La tarde que evité que mi mejor amigo se suicidara

 

Casi no llego. Agradezco a mi vecina por quedarse con mis tres hijos, difíciles de encajar. También doy las gracias a aquel hombre que me cedió el paso en un cruce, haciéndome ganar segundos, y al policía que no me multó por superar la velocidad máxima permitida dentro de poblado. Me temía lo peor y se cumplieron mis expectativas.

Le había dejado su mujer. Estaba enamorado de ella desde el instituto. Lo daba todo por ella, completamente todo. Nos hemos criado juntos, como hermanos, quizá no soy objetiva, pero lo tengo como un hombre muy implicado, corresponsable y trabajador. Entonces, ¿cuál fue el problema que arruinó su matrimonio?

Como siempre, habrán mil versiones, opiniones y puntos de vista. Él no entendía por qué su esposa, con la que llevaba más de 20 años compartidos, hacía una maleta y se marchaba sin mirar atrás. Necesitaba explicaciones. Empezó a comportarse de manera impulsiva, llamándola y yéndola a visitar a la salida del trabajo, buscando su oportunidad de hablar y aclarar qué había pasado. Puede sonar tóxico y lo es; sin embargo, en su defensa, a ella no le costaba nada decirle qué fue lo que pasó y dejarlo tranquilo. Destruido, pero tranquilo.

“Es tu culpa”, le dijo. “Quiero ser madre y tú no funcionas”, agregó con malicia. La “acosó” por alcanzar una justificación y la justificación estoy a punto de matarle.

Me llamó sumergido en un ataque de ansiedad que me impedía entender el mensaje en su totalidad. Era un llanto tan desconsolado que se ahogaba con sus propias palabras. “Es mi culpa”, repetía. Hasta ese instante, desconocía que llevaban más de 5 años intentando ser padres. Médicos y tratamientos, que estaban resultando caros e infructuosos. Él me pedía perdón por no habérmelo contando, asegurándome que ella prefería mantenerlo en secreto para no añadirse presión adicional.

Se habían planteado adoptar, pero a ella esa opción no la hacía “sentir” madre y, poco a poco, se fue desencantando de su marido por resultarle inútil para su objetivo vital. Loable, no lo voy a negar, aunque su insistencia en traer una vida al mundo estuvo al borde de acabar con otra.

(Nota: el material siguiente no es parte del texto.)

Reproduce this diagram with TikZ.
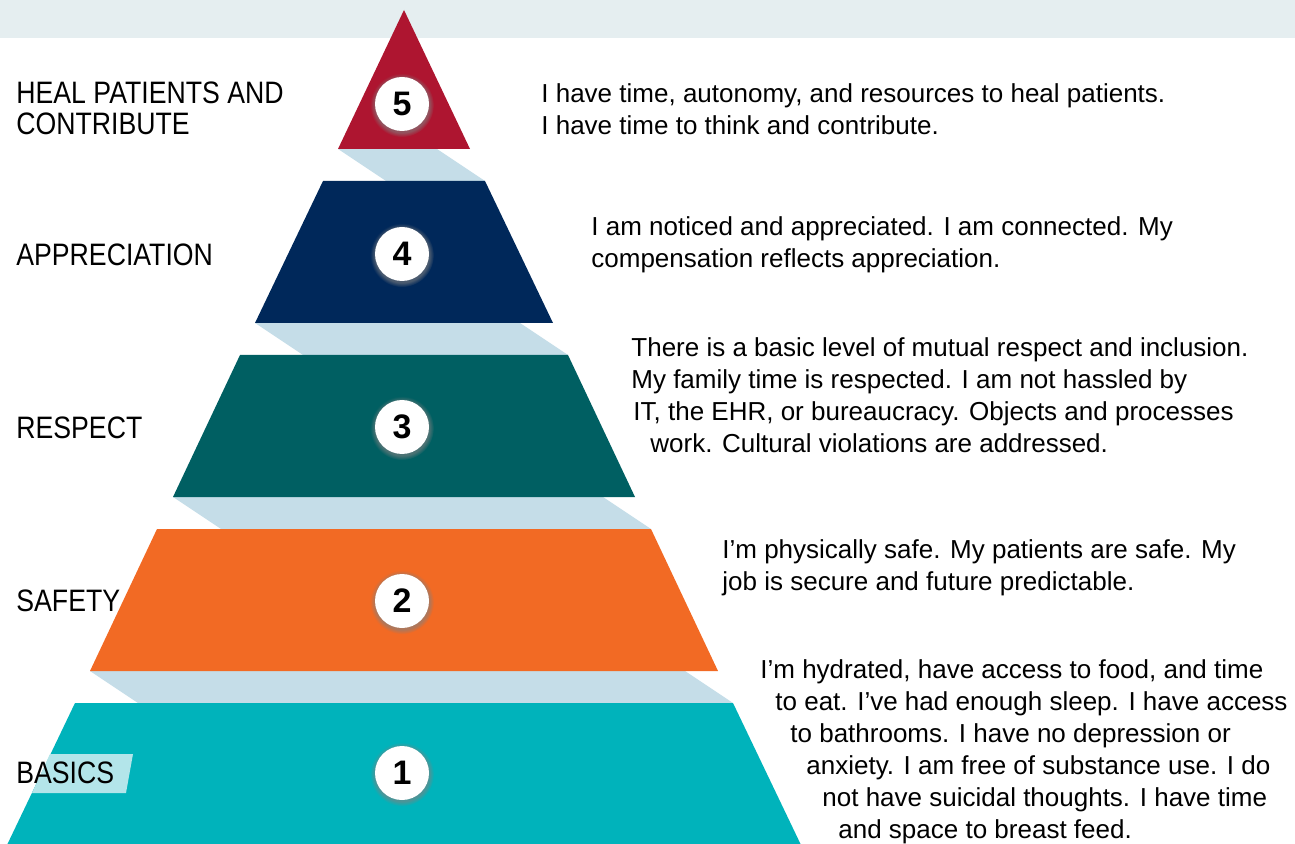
\documentclass[tikz,border=0pt]{standalone}
\usepackage{fontspec}
\setmainfont{Liberation Sans}
\newfontfamily\capsfont[FakeStretch=0.86]{Liberation Sans}
\usetikzlibrary{shadows}

\definecolor{topband}{HTML}{E5EEF0}
\definecolor{healred}{HTML}{AE1530}
\definecolor{apprnavy}{HTML}{00285A}
\definecolor{respteal}{HTML}{005F62}
\definecolor{safeorange}{HTML}{F26A24}
\definecolor{basiccyan}{HTML}{00B3BB}
\definecolor{gapblue}{HTML}{C5DDE8}
\definecolor{tabcyan}{HTML}{B3E5EA}

\begin{document}
\begin{tikzpicture}[x=0.5pt, y=-0.5pt,
  gap/.style={fill=gapblue},
  num/.style={circle, fill=white, minimum size=27pt, inner sep=0pt,
    font=\bfseries\fontsize{17}{17}\selectfont,
    circular drop shadow={shadow xshift=0pt, shadow yshift=-0.5pt, shadow scale=1.18, opacity=0.6}},
  level/.style={anchor=west, align=left, inner sep=0pt, font=\capsfont\fontsize{15.5}{15.5}\selectfont},
  blurb/.style={anchor=north west, align=left, inner sep=0pt, font=\fontsize{13}{16}\selectfont}]
  \useasboundingbox (0,0) rectangle (1295,844);
  \fill[topband] (0,0) rectangle (1295,38);

  % light steps between the tiers
  \fill[gap] (338,149) -- (437,149) -- (485,181) -- (386,181) -- cycle;
  \fill[gap] (255,323) -- (520,323) -- (568,355) -- (303,355) -- cycle;
  \fill[gap] (173,497) -- (603,497) -- (651,529) -- (221,529) -- cycle;
  \fill[gap] (90,671) -- (685,671) -- (733,703) -- (138,703) -- cycle;

  % the five tiers, top to bottom
  \fill[healred] (404,10) -- (470,149) -- (338,149) -- cycle;
  \fill[apprnavy] (323,181) -- (485,181) -- (553,323) -- (255,323) -- cycle;
  \fill[respteal] (240,355) -- (568,355) -- (635,497) -- (173,497) -- cycle;
  \fill[safeorange] (157,529) -- (651,529) -- (718,671) -- (90,671) -- cycle;
  \fill[basiccyan] (75,703) -- (733,703) -- (801,845) -- (7,845) -- cycle;
  \fill[tabcyan] (50,754) -- (133,754) -- (126,793) -- (32,793) -- cycle;

  \node[num] (c5) at (402,104) {5};
  \node[num] (c4) at (402,254) {4};
  \node[num] (c3) at (402,427) {3};
  \node[num] (c2) at (402,601) {2};
  \node[num] (c1) at (402,773) {1};

  \node[level] (heal) at (16,108) {HEAL PATIENTS AND\\CONTRIBUTE};
  \node[level] (appr) at (16,255) {APPRECIATION};
  \node[level] (resp) at (16,428) {RESPECT};
  \node[level] (safe) at (16,601) {SAFETY};
  \node[level] (basic) at (16,773) {BASICS};

  \node[blurb] (d5) at (541,83) {I have time, autonomy, and resources to heal patients.\\
    I have time to think and contribute.};
  \node[blurb] (d4) at (591,216) {I am noticed and appreciated. I am connected. My\\
    compensation reflects appreciation.};
  \node[blurb] (d3) at (631,337) {There is a basic level of mutual respect and inclusion.\\
    My family time is respected. I am not hassled by\\
    \hspace*{1pt}IT, the EHR, or bureaucracy. Objects and processes\\
    \hspace*{9.5pt}work. Cultural violations are addressed.};
  \node[blurb] (d2) at (722,539) {I’m physically safe. My patients are safe. My\\
    job is secure and future predictable.};
  \node[blurb] (d1) at (760,659) {I’m hydrated, have access to food, and time\\
    \hspace*{7.5pt}to eat. I’ve had enough sleep. I have access\\
    \hspace*{15pt}to bathrooms. I have no depression or\\
    \hspace*{23pt}anxiety. I am free of substance use. I do\\
    \hspace*{31pt}not have suicidal thoughts. I have time\\
    \hspace*{39pt}and space to breast feed.};
\end{tikzpicture}
\end{document}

Tras colgar el teléfono, lo supe. Supe que cometería una locura. Dejé a mis hijos con la vecina, cogí el coche y no respeté ni una señal de tráfico. Al llegar, nadie abrió. “Dios mío, espero no haber llegado tarde”, pensé mientras buscaba la manera de entrar. Conocedora de sus rutinas, sabía que abría la puerta del jardín para dejar salir al gato a comer hierba, así que tuve que saltar un muro (más alto de lo que recordaba) para poder acceder a la propiedad privada como una vulgar delincuente.

Se había tomado todo el botiquín. Lo que pillase. Desde pastillas para dormir hasta los analgésicos de su mujer para la regla. Todo eran blíster vacíos por el suelo en un ambiente cargado a potente olor a alcohol. Un cóctel brutal.

Me asusté y llamé a la ambulancia, él estaba semiinconsciente y ahogándose en sus vómitos. Acabó ingresado en el hospital, lavado de estómago y monitorización para una vigilancia constante a la espera de complicaciones. Las hubo, pero las superó.

Según los médicos, mi intervención fue vital. No me siento una heroína, me siento responsable de no haberle podido abrazar cuando más lo necesitaba. Una vez recibió el alta, le invité a pasar un par de semanas con nosotros. Poco a poco va recuperando las energías y la sonrisa. Tiene ganas de volver al trabajo y de ayudar a otras personas que estén atravesando por una ruptura abrupta y complicada. Ojalá la vida que salvó le tenga preparado algo maravilloso.

 

Relato escrito por una colaboradora basado en la historia real.